新しい先生がいらしたら研修会を行うなど、数学科で共有されていることを伝える機会はあるのでしょうか。
佐藤先生 同じ学年の授業を担当している先生とは、打ち合わせというほどのものではありませんが、「こんな感じでいきましょう」ということや、「小テストをいつやりましょうか」というような話など、いろいろコミュニケーションをとっています。
千田先生 私は駒場東邦に来て4年目になりますが、入ったばかりの頃はこちらからお願いして(先輩の先生方の)授業を見せていただきました。
数学科/千田 一樹先生
生徒全員に同じ内容を理解させたい
小テストは先生により異なるのですか。それとも学年として行っているのでしょうか。
佐藤先生 基本的には学年共通です。
千田先生 そこは足並みを揃えますよね。
佐藤先生 最近は「こういうところも教えたほうがいいですかね」という相談もしています。
千田先生 クラスにより、差が出ないように配慮しています。
佐藤先生 生徒全員に同じ内容を理解してほしいという思いがあるからだと思います。
授業の雰囲気はいかがですか。
千田先生 同じような能力をもつ子の集団。しかも男子だけなので、全体が同じ方向を向きやすい環境です。生徒にとっても、学びやすい環境だと思います。
小テストが学習のペースメーカー
習慣づけのために、なにかやっていることはありますか。
千田先生 やはり小テストじゃないですか。学習内容の切りのいいところで、定期的に行うので、生徒には「それを目安に勉強しなさい」と言っています。
佐藤先生 問題集なども定期試験ごとにチェックすることが多いです。
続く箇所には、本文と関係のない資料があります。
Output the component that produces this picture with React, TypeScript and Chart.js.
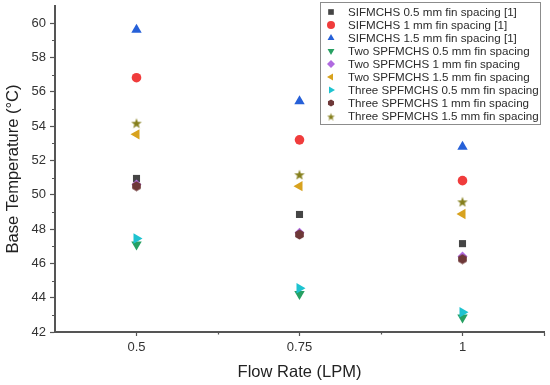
import React, { useEffect, useRef } from "react";
import { Chart, registerables } from "chart.js";
import { drawPoint } from "chart.js/helpers";

Chart.register(...registerables);

const flowRates = [0.5, 0.75, 1];

const sif05 = [50.95, 48.85, 47.15];
const sif10 = [56.82, 53.2, 50.82];
const sif15 = [59.62, 55.45, 52.8];
const two05 = [47.1, 44.22, 42.85];
const two10 = [50.6, 47.78, 46.4];
const two15 = [53.52, 50.5, 48.88];
const three05 = [47.45, 44.55, 43.15];
const three10 = [50.5, 47.68, 46.25];
const three15 = [54.2, 51.2, 49.62];

const seriesLabels = [
  "SIFMCHS 0.5 mm fin spacing [1]",
  "SIFMCHS 1 mm fin spacing [1]",
  "SIFMCHS 1.5 mm fin spacing [1]",
  "Two SPFMCHS 0.5 mm fin spacing",
  "Two SPFMCHS 1 mm fin spacing",
  "Two SPFMCHS 1.5 mm fin spacing",
  "Three SPFMCHS 0.5 mm fin spacing",
  "Three SPFMCHS 1 mm fin spacing",
  "Three SPFMCHS 1.5 mm fin spacing",
];

const seriesValues = [sif05, sif10, sif15, two05, two10, two15, three05, three10, three15];

const xTickValues = [0.375, 0.5, 0.625, 0.75, 0.875, 1, 1.125];
const xMajor = [0.5, 0.75, 1, 1.125];
const xTickLabels: Record<string, string> = { "0.5": "0.5", "0.75": "0.75", "1": "1" };

const FONT = "'Liberation Sans', Arial, sans-serif";
const AXIS = "#555555";

function polygonCanvas(size: number, color: string, kind: "hex" | "star"): HTMLCanvasElement {
  const c = document.createElement("canvas");
  c.width = size;
  c.height = size;
  const ctx = c.getContext("2d")!;
  const cx = size / 2;
  const cy = size / 2;
  const r = size / 2 - 0.5;
  ctx.fillStyle = color;
  ctx.beginPath();
  if (kind === "hex") {
    for (let i = 0; i < 6; i++) {
      const a = (Math.PI / 3) * i - Math.PI / 2;
      const px = cx + r * Math.cos(a);
      const py = cy + r * Math.sin(a);
      if (i === 0) ctx.moveTo(px, py);
      else ctx.lineTo(px, py);
    }
  } else {
    for (let i = 0; i < 10; i++) {
      const rr = i % 2 === 0 ? r : r * 0.42;
      const a = (Math.PI / 5) * i - Math.PI / 2;
      const px = cx + rr * Math.cos(a);
      const py = cy + 1 + rr * Math.sin(a);
      if (i === 0) ctx.moveTo(px, py);
      else ctx.lineTo(px, py);
    }
  }
  ctx.closePath();
  ctx.fill();
  return c;
}

export default function App() {
  const ref = useRef<HTMLCanvasElement>(null);

  useEffect(() => {
    document.body.style.margin = "0";
    const colors = [
      "#454545",
      "#f03c3c",
      "#2660d8",
      "#27a062",
      "#b06ae0",
      "#d8a21e",
      "#1ec3d0",
      "#6e3838",
      "#857f1c",
    ];
    const hexBig = polygonCanvas(11, colors[7], "hex");
    const starBig = polygonCanvas(12, colors[8], "star");
    const hexSmall = polygonCanvas(8, colors[7], "hex");
    const starSmall = polygonCanvas(9, colors[8], "star");

    const styles: any[] = ["rect", "circle", "triangle", "triangle", "rectRot", "triangle", "triangle", hexBig, starBig];
    const legendStyles: any[] = ["rect", "circle", "triangle", "triangle", "rectRot", "triangle", "triangle", hexSmall, starSmall];
    const rotations = [0, 0, 0, 180, 0, -90, 90, 0, 0];
    const radii = [5, 4.8, 6, 6, 5, 6, 6, 5, 5];

    const datasets = seriesLabels.map((label, i) => ({
      label,
      data: flowRates.map((x, j) => ({ x, y: seriesValues[i][j] })),
      showLine: false,
      pointStyle: styles[i],
      rotation: rotations[i],
      pointRadius: radii[i],
      pointBackgroundColor: colors[i],
      pointBorderColor: colors[i],
      pointBorderWidth: 0,
      order: 20 - i,
    }));

    const minorTickPlugin = {
      id: "minorTicks",
      afterDraw(chart: any) {
        const ctx = chart.ctx as CanvasRenderingContext2D;
        const xs = chart.scales.x;
        const ys = chart.scales.y;
        const ca = chart.chartArea;
        ctx.save();
        ctx.strokeStyle = AXIS;
        ctx.lineWidth = 1.2;
        ctx.beginPath();
        for (let v = 43; v < 61; v += 2) {
          const py = Math.round(ys.getPixelForValue(v)) + 0.5;
          ctx.moveTo(ca.left - 3, py);
          ctx.lineTo(ca.left, py);
        }
        [0.625, 0.875].forEach((v) => {
          const px = Math.round(xs.getPixelForValue(v)) + 0.5;
          ctx.moveTo(px, ca.bottom);
          ctx.lineTo(px, ca.bottom + 2.5);
        });
        ctx.stroke();
        ctx.restore();
      },
    };

    const legendPlugin = {
      id: "insideLegend",
      afterDraw(chart: any) {
        const ctx = chart.ctx as CanvasRenderingContext2D;
        const ca = chart.chartArea;
        const right = ca.right - 4;
        const left = right - 220;
        const top = ca.top - 4;
        const rowH = 13;
        const height = rowH * seriesLabels.length + 5;
        ctx.save();
        ctx.fillStyle = "#ffffff";
        ctx.fillRect(left, top, right - left, height);
        ctx.strokeStyle = "#8c8c8c";
        ctx.lineWidth = 1;
        ctx.strokeRect(left + 0.5, top + 0.5, right - left, height);
        ctx.font = `11.6px ${FONT}`;
        ctx.textBaseline = "middle";
        ctx.textAlign = "left";
        seriesLabels.forEach((label, i) => {
          const y = top + 10 + i * rowH;
          ctx.fillStyle = colors[i];
          ctx.strokeStyle = colors[i];
          drawPoint(
            ctx,
            { pointStyle: legendStyles[i], rotation: rotations[i], radius: 4, borderWidth: 0 } as any,
            left + 11,
            y
          );
          ctx.fillStyle = "#2b2b2b";
          ctx.fillText(label, left + 28, y + 0.5);
        });
        ctx.restore();
      },
    };

    const chart = new Chart(ref.current!, {
      type: "scatter",
      data: { datasets: datasets as any },
      options: {
        animation: false,
        responsive: false,
        devicePixelRatio: 1,
        layout: { padding: { top: 5, right: 4.5, left: 0, bottom: 0 } },
        plugins: {
          legend: { display: false },
          tooltip: { enabled: false },
        },
        scales: {
          x: {
            type: "linear",
            min: 0.375,
            max: 1.125,
            afterBuildTicks: (scale: any) => {
              scale.ticks = xTickValues.map((v) => ({ value: v }));
            },
            afterFit: (scale: any) => {
              scale.height = 53;
              scale.paddingLeft = 0;
              scale.paddingRight = 0;
            },
            ticks: {
              autoSkip: false,
              maxRotation: 0,
              padding: 4,
              color: "#333333",
              font: { family: FONT, size: 13 },
              callback: (v: any) => xTickLabels[String(v)] ?? "",
            },
            grid: {
              drawOnChartArea: false,
              tickLength: 4,
              tickColor: (c: any) => (c.tick && xMajor.includes(c.tick.value) ? AXIS : "rgba(0,0,0,0)"),
              tickWidth: 1.2,
            },
            border: { display: true, color: AXIS, width: 2 },
            title: {
              display: true,
              text: "Flow Rate (LPM)",
              color: "#222222",
              font: { family: FONT, size: 16.5 },
              padding: { top: 0, bottom: 3 },
            },
          },
          y: {
            type: "linear",
            min: 42,
            max: 61,
            afterFit: (scale: any) => {
              scale.width = 55;
              scale.paddingTop = 0;
              scale.paddingBottom = 0;
            },
            ticks: {
              stepSize: 1,
              autoSkip: false,
              padding: 4,
              color: "#333333",
              font: { family: FONT, size: 13 },
              callback: (v: any) => (Number(v) % 2 === 0 ? String(v) : ""),
            },
            grid: {
              drawOnChartArea: false,
              tickLength: 5,
              tickColor: (c: any) => (c.tick && c.tick.value % 2 === 0 ? AXIS : "rgba(0,0,0,0)"),
              tickWidth: 1.2,
            },
            border: { display: true, color: AXIS, width: 2 },
            title: {
              display: true,
              text: "Base Temperature (°C)",
              color: "#222222",
              font: { family: FONT, size: 16.5 },
              padding: { top: 4, bottom: 0 },
            },
          },
        },
      },
      plugins: [minorTickPlugin, legendPlugin],
    });

    return () => chart.destroy();
  }, []);

  return (
    <div style={{ width: 550, height: 385 }}>
      <canvas ref={ref} width={550} height={385} style={{ display: "block", width: 550, height: 385 }} />
    </div>
  );
}
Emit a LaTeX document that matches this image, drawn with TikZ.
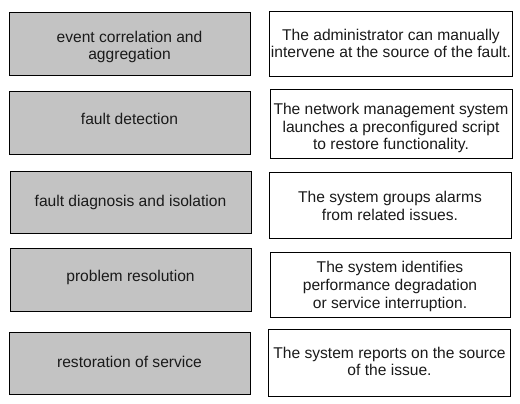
\documentclass[tikz,border=0pt]{standalone}
\usepackage{fontspec}
\setmainfont{Liberation Sans}
\definecolor{boxgray}{HTML}{C3C3C3}
\definecolor{txt}{HTML}{1A1A1A}
\begin{document}
\begin{tikzpicture}[x=1pt,y=-1pt,
  term/.style={draw=black,line width=1pt,fill=boxgray,minimum width=241pt,inner sep=0pt},
  desc/.style={draw=black,line width=1pt,fill=white,minimum width=242pt,inner sep=0pt},
  lbl/.style={inner sep=0pt,align=center,text=txt,font=\fontsize{15.6}{17.8}\selectfont}]
\useasboundingbox[fill=white] (0,0) rectangle (520,404);
\node[term,minimum height=63pt] (l1) at (129.5,44.5) {};
\node[term,minimum height=62pt] (l2) at (129.5,123) {};
\node[term,minimum height=62pt] (l3) at (130.5,202) {};
\node[term,minimum height=63pt] (l4) at (130.5,279.5) {};
\node[term,minimum height=62pt] (l5) at (129.5,363) {};
\node[desc,minimum height=65pt,minimum width=243pt] (r1) at (391,44.5) {};
\node[desc,minimum height=69pt] (r2) at (391,124) {};
\node[desc,minimum height=66pt] (r3) at (390,205) {};
\node[desc,minimum height=65pt,minimum width=240pt] (r4) at (390,284.5) {};
\node[desc,minimum height=67pt] (r5) at (389.5,362.5) {};
\node[lbl] (l1t) at ([yshift=-2.5pt]l1.center) {event correlation and\\aggregation};
\node[lbl] (l2t) at ([yshift=4pt]l2.center) {fault detection};
\node[lbl] (l3t) at (l3.center) {fault diagnosis and isolation};
\node[lbl] (l4t) at ([yshift=2.5pt]l4.center) {problem resolution};
\node[lbl] (l5t) at ([yshift=1pt]l5.center) {restoration of service};
\node[lbl] (r1t) at ([yshift=1pt]r1.center) {The administrator can manually\\intervene at the source of the fault.};
\node[lbl] (r2t) at ([yshift=-4pt]r2.center) {The network management system\\launches a preconfigured script\\to restore functionality.};
\node[lbl] (r3t) at ([yshift=-1pt]r3.center) {The system groups alarms\\from related issues.};
\node[lbl] (r4t) at ([yshift=-2pt]r4.center) {The system identifies\\performance degradation\\or service interruption.};
\node[lbl] (r5t) at ([yshift=1pt]r5.center) {The system reports on the source\\of the issue.};
\end{tikzpicture}
\end{document}
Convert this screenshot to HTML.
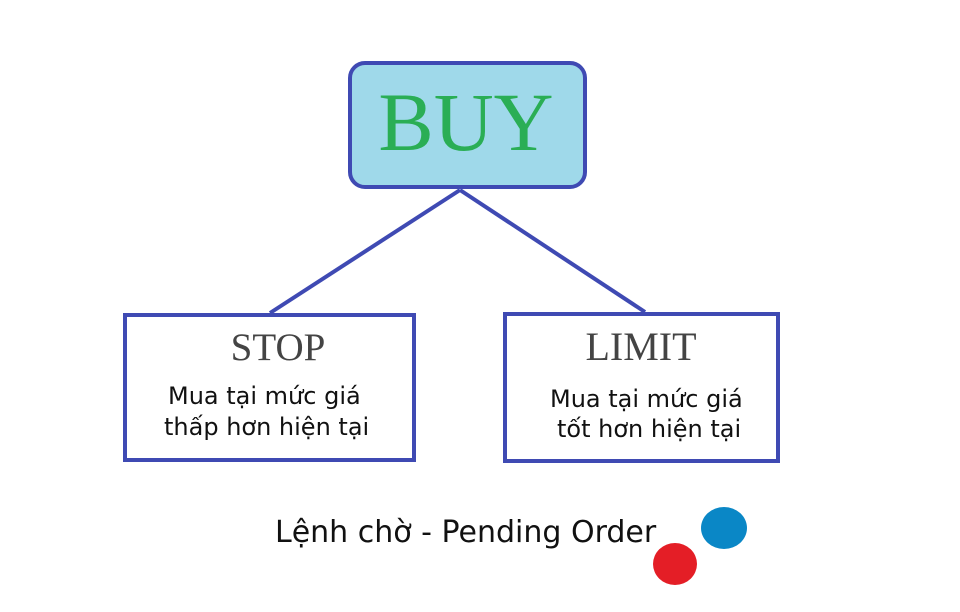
<!DOCTYPE html>
<html><head><meta charset="utf-8"><style>
body{margin:0;background:#fff;}
svg{display:block}
</style></head><body>
<svg width="960" height="612" xmlns="http://www.w3.org/2000/svg">
<rect x="0" y="0" width="960" height="612" fill="#fff"/>
<line x1="460" y1="190" x2="270" y2="313" stroke="#3f4ab3" stroke-width="4"/>
<line x1="460" y1="190" x2="645" y2="312" stroke="#3f4ab3" stroke-width="4"/>
<rect x="350" y="63" width="235" height="124" rx="15" fill="#9fd9ea" stroke="#3f4ab3" stroke-width="4"/>
<text x="466" y="150" text-anchor="middle" font-family="Liberation Serif, serif" font-size="83" fill="#2aae55">BUY</text>
<rect x="125" y="315" width="289" height="145" fill="#fff" stroke="#3f4ab3" stroke-width="4"/>
<rect x="505" y="314" width="273" height="147" fill="#fff" stroke="#3f4ab3" stroke-width="4"/>
<text x="278" y="360" text-anchor="middle" font-family="Liberation Serif, serif" font-size="39" fill="#444">STOP</text>
<text x="641" y="360" text-anchor="middle" font-family="Liberation Serif, serif" font-size="40" fill="#444">LIMIT</text>
<g font-family="DejaVu Sans, sans-serif" font-size="24" fill="#111">
<text x="168" y="404">Mua tại mức giá</text>
<text x="164" y="435">thấp hơn hiện tại</text>
<text x="550" y="407">Mua tại mức giá</text>
<text x="557" y="437">tốt hơn hiện tại</text>
</g>
<text x="275" y="542" font-family="DejaVu Sans, sans-serif" font-size="30" fill="#111">Lệnh chờ - Pending Order</text>
<ellipse cx="724" cy="528" rx="23" ry="21" fill="#0a87c6"/>
<ellipse cx="675" cy="564" rx="22" ry="21" fill="#e41e26"/>
</svg>
</body></html>
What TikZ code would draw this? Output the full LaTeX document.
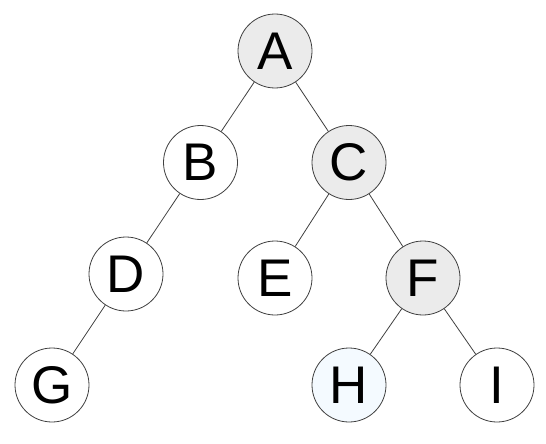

生徒は学習のペースを自分で決めなければいけません。ペースメーカーになるのが小テスト。「ここまでやっておかないと小テストで間に合わないな」というように、自分なりに計画を立てて進めています。
自主性を重んじているのですね。入学後まったく勉強しない生徒さんはいませんか。
佐藤先生 やはり入試が終わったあとは、やっと終わったという晴れやかな気持ちなので、なかなか勉強に身が入らないということがあるとは思います。
もちろん学校生活に慣れることも大事ですが、その土台は学習習慣にあると思います。ですので、気持ちを切り替えてしっかりと学習に取り組んでほしいです。学習ペースをつかんでもらうために最初はこまめに課題を課すこともありますが、徐々に自主的に取り組むということを求めています。
駒場東邦中学校 掲示物
算数が得意でも数学でつまずくこともある
数学でつまずく生徒さんはいませんか
佐藤先生 中1は算数の延長上にあるものが多いので、あまりいないです。
やはり算数が得意な子が多いのですか。
佐藤先生 そうですね。多いと思います。ただ、算数から離れられないのは問題だと思います。例えば方程式も、塾で算数を勉強していればいろいろな方法を知っています。そういうものを使って簡単に解けてしまうと、実際に文字を置き、式を立てて方程式を解くという作業をやりません。やらなくても答えが出てしまうので、そこが一番難しいところだと思います。
少し抽象度を上げて、方程式という考え方でいろいろなものが解けるということを理解しようとする生徒がいる一方で、答えが出ればいいんでしょという生徒は小学校で学んだものから離れることができません。
もっと手を動かして考えてほしい
最近の生徒さんを見ていて感じる傾向はありますか。
佐藤先生 最近は高校生しか見ていないのですが、問題を解かせても試行錯誤をしない生徒がいます。入試問題でそういうところも問うてはいるのですが、なかなかそういうところを気にしてくれないというか。すぐに答えを知りたがるところが気になっています。
千田先生 こちらの解説を待つところがありますね。「自分で手を動かせばいいのに」と思うことはよくあります。どうにか効率よく解きたいという意思を感じます。
佐藤先生 ただ、生徒によりまちまちなので、一人ひとり様子を見て、手が動いていないようなら声かけをして、そこでヒントを与えることもあれば、「考えろ」という時もあります。
駒場東邦中学校 生徒が作った多面体模型
ずば抜けた力をもつ生徒は自ら学ぶ
一方で、人並み外れた能力をもつ生徒さんもいるのでは?
千田先生 いますね。
佐藤先生 数は少ないかもしれないですけど。
そういう生徒さんは授業中、どんな様子ですか。
千田先生 自分で課題を見つけています。教科書に「~であることが知られている」などと書いてあると、その証明を考え始めるなど、自分でおもしろそうなことを見つけて試行錯誤しています。暇そうな顔をしないのですごいなと思います。